Using rust as a part of bigger project

Hello,

I'm looking for the best way to use libraries and apps written in rust to be a part of big (multi-language) project. Suppose I have a project with its own build system (we are using OMakefile, but it does not matter), which consists of thousands of files, some of them are auto-generated. The libraries are built and used by other parts of the project. I also want to use some crates from cargo.io (and, probably, create my owns).
the problems, as I see them, are:

  • how to force cargo to rebuild the crate when some static C library has been changed
  • how to force (re)compilation of the crate producing a library that is used by the app written in other language (that is, how to express the fact that an app is dependent of the crate)
  • is there a tool that would extract "extern fn" definitions from rust code to generate .h file to use in C, and vice versa?

Thanks,
Valentyn.

I believe this will be REALLY helpful:
http://doc.crates.io/build-script.html

surely, this is a nice feature, but it is very rust-centric. In our case, there is a whole set of dependencies that need to be satisfied (and some files to be generated) to build the external libraries for a particular rust library. Using build.rs is equivalent to calling external make for each of the libraries to be built (or repeating the logic of Makefiles in the build.rs itself), which is unacceptable.
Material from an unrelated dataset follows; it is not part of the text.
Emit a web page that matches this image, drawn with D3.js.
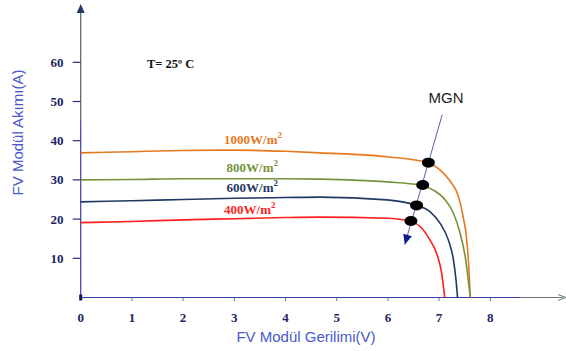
<!DOCTYPE html>
<meta charset="utf-8" />
<script src="https://d3js.org/d3.v7.min.js"></script>
<style>
  body { margin: 0; background: #fff; }
</style>
<svg id="chart" width="566" height="351"></svg>
<script>
  // curve data: [voltage V, current A]
  var irr1000 = [[0, 36.9], [1, 37.2], [2, 37.5], [3, 37.6], [4, 37.3], [4.67, 36.9], [5.98, 35.9], [6.79, 34.4], [7.02, 32.5], [7.21, 29.8], [7.38, 25.7], [7.47, 20.6], [7.54, 14.7], [7.58, 7.9], [7.61, 0]];
  var irr800 = [[0, 30.0], [1, 30.1], [2, 30.3], [3, 30.3], [4, 30.3], [4.67, 30.2], [5.98, 29.5], [6.63, 28.7], [6.89, 27.4], [7.12, 24.9], [7.28, 21.5], [7.41, 16.4], [7.51, 10.4], [7.57, 4.5], [7.61, 0]];
  var irr600 = [[0, 24.4], [1, 24.7], [2, 25.0], [3, 25.3], [4, 25.5], [4.67, 25.6], [5.98, 24.9], [6.56, 23.5], [6.82, 21.9], [7.02, 18.9], [7.18, 14.7], [7.28, 9.6], [7.33, 4.5], [7.36, 0]];
  var irr400 = [[0, 19.1], [1, 19.4], [2, 19.8], [3, 20.1], [4, 20.4], [4.67, 20.5], [5.98, 20.2], [6.43, 19.5], [6.63, 18.1], [6.82, 14.7], [6.95, 11.3], [7.05, 6.2], [7.11, 0]];

  var labels = ["1000W/m", "800W/m", "600W/m", "400W/m"];
  var colors = ["#e8781e", "#76923c", "#1f3864", "#ff1f1f"];
  var labelPos = [[2.8, 39.2], [2.85, 31.9], [2.85, 26.8], [2.8, 21.3]];

  // maximum power points
  var mpp = [[6.79, 34.4], [6.68, 28.7], [6.56, 23.5], [6.45, 19.5]];
  var mgnArrow = [[7.06, 46.6], [6.33, 13.5]];

  var xTicks = [0, 1, 2, 3, 4, 5, 6, 7, 8];
  var yTicks = [10, 20, 30, 40, 50, 60];

  var svg = d3.select("#chart");

  var x = d3.scaleLinear().domain([0, 8]).range([80.7, 490.3]);
  var y = d3.scaleLinear().domain([0, 60]).range([297.5, 62.3]);

  var axisColor = "#3b3ba8";
  var tickText = "#1c2266";

  // y axis line with arrow
  svg.append("line")
    .attr("x1", x(0)).attr("x2", x(0))
    .attr("y1", y(0)).attr("y2", y(45))
    .attr("stroke", axisColor).attr("stroke-width", 1.2);
  svg.append("line")
    .attr("x1", x(0)).attr("x2", x(0))
    .attr("y1", y(45)).attr("y2", 12)
    .attr("stroke", "#5a6070").attr("stroke-width", 1.2);
  svg.append("path")
    .attr("d", d3.line()([[x(0) - 4, 13], [x(0), 4], [x(0) + 4, 13]]))
    .attr("fill", "#1f3864");

  // x axis line with arrow
  svg.append("line")
    .attr("x1", x(0)).attr("x2", 520)
    .attr("y1", y(0)).attr("y2", y(0))
    .attr("stroke", axisColor).attr("stroke-width", 1.2);
  svg.append("line")
    .attr("x1", 520).attr("x2", 563)
    .attr("y1", y(0)).attr("y2", y(0))
    .attr("stroke", "#6b7a78").attr("stroke-width", 1.2);
  svg.append("path")
    .attr("d", d3.line()([[558, y(0) - 3], [566, y(0)], [558, y(0) + 3]]))
    .attr("fill", "none").attr("stroke", "#6b7a78").attr("stroke-width", 1);

  // origin blob
  svg.append("rect")
    .attr("x", x(0) - 1.5).attr("y", y(0) - 3)
    .attr("width", 3).attr("height", 6)
    .attr("fill", "#0b1a5a");

  // ticks
  svg.selectAll(".xtick").data(xTicks.slice(1)).enter().append("line")
    .attr("x1", function(d) { return x(d); }).attr("x2", function(d) { return x(d); })
    .attr("y1", y(0)).attr("y2", y(0) + 3.5)
    .attr("stroke", "#6a74c0").attr("stroke-width", 1);
  svg.selectAll(".ytick").data(yTicks).enter().append("line")
    .attr("x1", x(0) - 8).attr("x2", x(0))
    .attr("y1", function(d) { return y(d); }).attr("y2", function(d) { return y(d); })
    .attr("stroke", "#2a2a8a").attr("stroke-width", 1.2);

  svg.selectAll(".xlab").data(xTicks).enter().append("text")
    .attr("x", function(d) { return x(d); })
    .attr("y", 322)
    .attr("text-anchor", "middle")
    .attr("font-family", "Liberation Serif, serif")
    .attr("font-weight", "bold")
    .attr("font-size", 13)
    .attr("fill", tickText)
    .text(function(d) { return d; });
  svg.selectAll(".ylab").data(yTicks).enter().append("text")
    .attr("x", 63.5)
    .attr("y", function(d) { return y(d) + 4.5; })
    .attr("text-anchor", "end")
    .attr("font-family", "Liberation Serif, serif")
    .attr("font-weight", "bold")
    .attr("font-size", 13)
    .attr("fill", tickText)
    .text(function(d) { return d; });

  // axis titles
  svg.append("text")
    .attr("x", 306).attr("y", 342)
    .attr("text-anchor", "middle")
    .attr("font-family", "Liberation Sans, Arial, sans-serif")
    .attr("font-size", 15)
    .attr("fill", "#4a58cc")
    .text("FV Modül Gerilimi(V)");
  svg.append("text")
    .attr("transform", "translate(23,132.5) rotate(-90)")
    .attr("text-anchor", "middle")
    .attr("font-family", "Liberation Sans, Arial, sans-serif")
    .attr("font-size", 15)
    .attr("fill", "#4a58cc")
    .text("FV Modül Akımı(A)");

  svg.append("text")
    .attr("x", 147).attr("y", 68)
    .attr("font-family", "Liberation Serif, serif")
    .attr("font-weight", "bold")
    .attr("font-size", 12.5)
    .attr("fill", "#111")
    .text("T= 25º C");

  // curves
  var line = d3.line()
    .x(function(d) { return x(d[0]); })
    .y(function(d) { return y(d[1]); })
    .curve(d3.curveMonotoneX);

  var series = [irr1000, irr800, irr600, irr400];
  svg.selectAll(".curve").data(series).enter().append("path")
    .attr("d", line)
    .attr("fill", "none")
    .attr("stroke", function(d, i) { return colors[i]; })
    .attr("stroke-width", 1.6);

  // curve labels
  var lab = svg.selectAll(".clab").data(labels).enter().append("text")
    .attr("x", function(d, i) { return x(labelPos[i][0]); })
    .attr("y", function(d, i) { return y(labelPos[i][1]); })
    .attr("font-family", "Liberation Serif, serif")
    .attr("font-weight", "bold")
    .attr("font-size", 13)
    .attr("fill", function(d, i) { return colors[i]; });
  lab.append("tspan").text(function(d) { return d; });
  lab.append("tspan").attr("dy", -6).attr("font-size", 9).text("2");

  // MGN arrow line
  svg.append("line")
    .attr("x1", x(mgnArrow[0][0])).attr("y1", y(mgnArrow[0][1]))
    .attr("x2", x(mgnArrow[1][0])).attr("y2", y(mgnArrow[1][1]))
    .attr("stroke", "#5560b0").attr("stroke-width", 1);
  (function() {
    var x1 = x(mgnArrow[0][0]), y1 = y(mgnArrow[0][1]);
    var x2 = x(mgnArrow[1][0]), y2 = y(mgnArrow[1][1]);
    var a = Math.atan2(y2 - y1, x2 - x1);
    var len = 10, w = 4.5;
    var bx = x2 - len * Math.cos(a), by = y2 - len * Math.sin(a);
    var px = -Math.sin(a) * w, py = Math.cos(a) * w;
    svg.append("path")
      .attr("d", d3.line()([[x2, y2], [bx + px, by + py], [bx - px, by - py]]) + "Z")
      .attr("fill", "#0d1a8a");
  })();

  svg.selectAll(".mpp").data(mpp).enter().append("ellipse")
    .attr("cx", function(d) { return x(d[0]); })
    .attr("cy", function(d) { return y(d[1]); })
    .attr("rx", 6.5).attr("ry", 5)
    .attr("fill", "#000");

  svg.append("text")
    .attr("x", 446).attr("y", 103)
    .attr("text-anchor", "middle")
    .attr("font-family", "Liberation Sans, Arial, sans-serif")
    .attr("font-size", 15)
    .attr("fill", "#222")
    .text("MGN");
</script>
Actually, what we need is something like OCaml packages that we generate as a part of the build process itself. I think I know how to reproduce this kind of logic with rust libraries, but not with cargo (which is a pity).

There's always the option of invoking rustc directly rather than cargo for crates that are part of your project, leaving cargo for third party crates.io crates, which presumably don't themselves need to link against your static C libraries.

rust-bindgen translates from .h to .rs; don't think a tool currently exists to go the other way around.

yes, that's what I thought. Probably the only missing feature for me is some kind of
cargo install
command, and an argument (or envvar) to cargo that would allow to specify the path to locally installed rust libraries (like OCAMLPATH setting in OCaml).

Thank you for the link to rust-bindgen.